Just six weeks ago, the country he tried so hard to claim as his own nearly brought Kashua to a nervous breakdown. It was a breakdown he described publicly in a widely circulated column in the Israeli daily Haaretz, under the headline, “Why Sayed Kashua Is Leaving Jerusalem and Never Coming Back.” This time, one of Israel’s most beloved humorists didn’t have a joke to spare. Instead, Kashua couched his feelings in the form of an argument between himself and his wife, who asked him furiously why he would insist on uprooting his family.
“I was silent,” he wrote, “knowing that my attempt at living together with others in this country was over. That the lie I’d told my children about a future in which Arabs and Jews share the country equally was over. I wanted to say to my wife that this is really the end, it’s finished. That I’d lost my small war, that everything people had told me since I was a teenager was coming true before my eyes…. That all those who told me that I have no place other than Tira spoke the truth.”
In subsequent columns, it’s been clear that Kashua’s fears about belonging — part neurosis, part performance, part deeply felt pain over Israel’s shift to the right— have followed him across the ocean: He’s written about a panic attack over his son’s first day at school; about his own first day teaching at the University of Illinois at Urbana-Champaign; about the fraught politics at the university itself, which in a twist straight out of a Kashua plot, is now embroiled in a national scandal over tweets about Gaza from a professor with Palestinian roots. The newly self-exiled writer has written also of his angst-ridden desire to peel the Obama sticker off his new used car, and always, always, about that sudden burst of irrational hope each time a cease-fire was announced on the news, followed by new despair as the bombing began once again.

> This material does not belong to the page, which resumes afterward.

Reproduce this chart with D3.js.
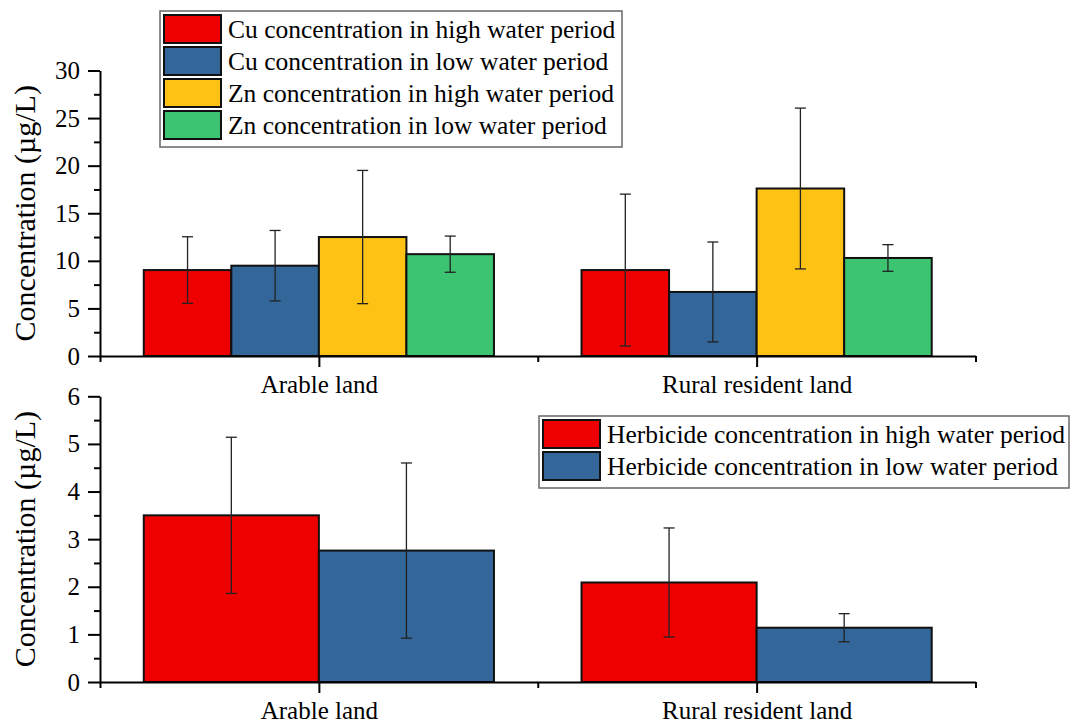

But Kashua is adamant that what was originally intended as a yearlong sabbatical will remain permanent, that he will work on his English, continue teaching, perhaps write about his new life in the United States for Israeli TV. Already he has wrapped a 10-hour miniseries that will air in the fall on Israel’s Channel 2.

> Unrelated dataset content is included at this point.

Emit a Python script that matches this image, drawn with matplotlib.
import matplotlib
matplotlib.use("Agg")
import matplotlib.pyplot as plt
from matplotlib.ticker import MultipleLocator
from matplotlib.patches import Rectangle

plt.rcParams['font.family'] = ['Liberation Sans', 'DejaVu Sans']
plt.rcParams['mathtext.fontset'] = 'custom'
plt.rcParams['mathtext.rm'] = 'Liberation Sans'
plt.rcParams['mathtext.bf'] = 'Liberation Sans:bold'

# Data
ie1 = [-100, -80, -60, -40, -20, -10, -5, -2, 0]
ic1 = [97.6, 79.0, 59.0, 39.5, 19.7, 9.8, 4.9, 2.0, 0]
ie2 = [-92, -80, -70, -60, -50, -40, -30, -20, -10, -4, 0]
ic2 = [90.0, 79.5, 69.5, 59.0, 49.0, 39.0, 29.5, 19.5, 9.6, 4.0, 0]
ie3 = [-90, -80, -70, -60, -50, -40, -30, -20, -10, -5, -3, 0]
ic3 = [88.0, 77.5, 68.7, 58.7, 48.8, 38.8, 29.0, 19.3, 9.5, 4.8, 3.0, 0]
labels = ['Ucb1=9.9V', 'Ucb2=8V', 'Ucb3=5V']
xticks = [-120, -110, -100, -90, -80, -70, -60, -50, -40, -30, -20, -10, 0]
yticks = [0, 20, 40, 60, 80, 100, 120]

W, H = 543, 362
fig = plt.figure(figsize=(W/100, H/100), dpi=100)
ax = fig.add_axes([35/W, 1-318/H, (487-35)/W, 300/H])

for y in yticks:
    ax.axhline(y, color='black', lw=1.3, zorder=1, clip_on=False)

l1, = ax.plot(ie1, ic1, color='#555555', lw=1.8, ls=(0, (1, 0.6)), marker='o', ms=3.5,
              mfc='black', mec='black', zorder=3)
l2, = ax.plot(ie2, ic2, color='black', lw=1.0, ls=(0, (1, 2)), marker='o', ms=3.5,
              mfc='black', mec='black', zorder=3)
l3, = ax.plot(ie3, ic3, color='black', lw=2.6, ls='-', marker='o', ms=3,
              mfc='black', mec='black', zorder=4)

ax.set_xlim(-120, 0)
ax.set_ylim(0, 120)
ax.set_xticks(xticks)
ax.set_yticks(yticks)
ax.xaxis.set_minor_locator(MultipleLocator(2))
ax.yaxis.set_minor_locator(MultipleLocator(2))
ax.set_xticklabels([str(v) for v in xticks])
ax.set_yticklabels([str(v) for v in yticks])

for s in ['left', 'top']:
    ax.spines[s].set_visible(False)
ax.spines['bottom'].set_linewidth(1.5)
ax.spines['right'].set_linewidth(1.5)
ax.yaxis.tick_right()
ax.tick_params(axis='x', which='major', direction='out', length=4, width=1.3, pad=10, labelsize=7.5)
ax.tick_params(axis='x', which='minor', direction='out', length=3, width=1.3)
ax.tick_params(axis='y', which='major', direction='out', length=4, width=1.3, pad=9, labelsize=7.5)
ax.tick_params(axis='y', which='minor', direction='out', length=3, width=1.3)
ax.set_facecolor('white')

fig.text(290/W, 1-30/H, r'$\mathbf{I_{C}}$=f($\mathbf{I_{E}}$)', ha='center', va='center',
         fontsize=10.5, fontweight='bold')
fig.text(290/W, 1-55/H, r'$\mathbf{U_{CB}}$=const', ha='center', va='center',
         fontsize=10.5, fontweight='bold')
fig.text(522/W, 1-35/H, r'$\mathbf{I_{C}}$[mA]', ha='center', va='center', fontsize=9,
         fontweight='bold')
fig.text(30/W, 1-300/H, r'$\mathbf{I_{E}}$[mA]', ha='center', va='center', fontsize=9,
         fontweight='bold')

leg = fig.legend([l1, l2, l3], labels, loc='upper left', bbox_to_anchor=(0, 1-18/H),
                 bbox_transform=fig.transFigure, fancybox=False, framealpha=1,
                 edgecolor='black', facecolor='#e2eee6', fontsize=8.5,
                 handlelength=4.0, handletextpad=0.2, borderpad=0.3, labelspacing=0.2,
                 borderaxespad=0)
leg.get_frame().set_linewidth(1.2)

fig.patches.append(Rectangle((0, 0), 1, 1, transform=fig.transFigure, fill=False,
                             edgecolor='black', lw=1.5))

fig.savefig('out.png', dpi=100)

“It’s about a writer who has a show called ‘Arab Labor,’” Kashua explained as we gathered our things to head back to the theater where “Dancing Arabs” was showing. “He’s married to a psychotherapist, He’s sick of ‘Arab Labor,’ he can’t write even one more joke for ‘Arab Labor’ and he just wants everyone to leave him alone, and the politicians to leave him alone and his wife basically to leave him alone. He’s depressed and he’s not a nice person.”
But thanks to either the beer, the cool evening air or the fact that he was due to return home early in the morning, the Kashua in front of me seemed to have relaxed into a mood that was both nice and no longer depressed. By the time we reached the theater for his final Q&A of the weekend, he seemed downright cheerful. He made direct eye contact with at least three of the next few people we met, and waved a friendly greeting to an Israeli diplomat, whom he invited for beers after the show. He even shrugged off a chilly encounter with one of the festival’s more prominent literary guests. (That same guest, to whom Kashua was introduced as an Israeli writer, later told me, mortified, that he’d have been much friendlier if he’d realized he was meeting an Israeli Palestinian.)
But in the theater, Kashua resurrected the trademark scowling anguish for his enthralled audience. And a few days later, the new American immigrant filed his own festival dispatch, complete with an accurate description of the town (“This is really an off-the-wall place, this Telluride, like you’d never believe”) and, couched yet again in the form of an argument, with an even more accurate description of his demons:
“It’s going great, they absolutely love the movie, the halls are packed, but …”
“But what?” my father demanded to know. “You say it’s a big success.”
“Since when did he ever know how to enjoy that success?” my mother said in the background.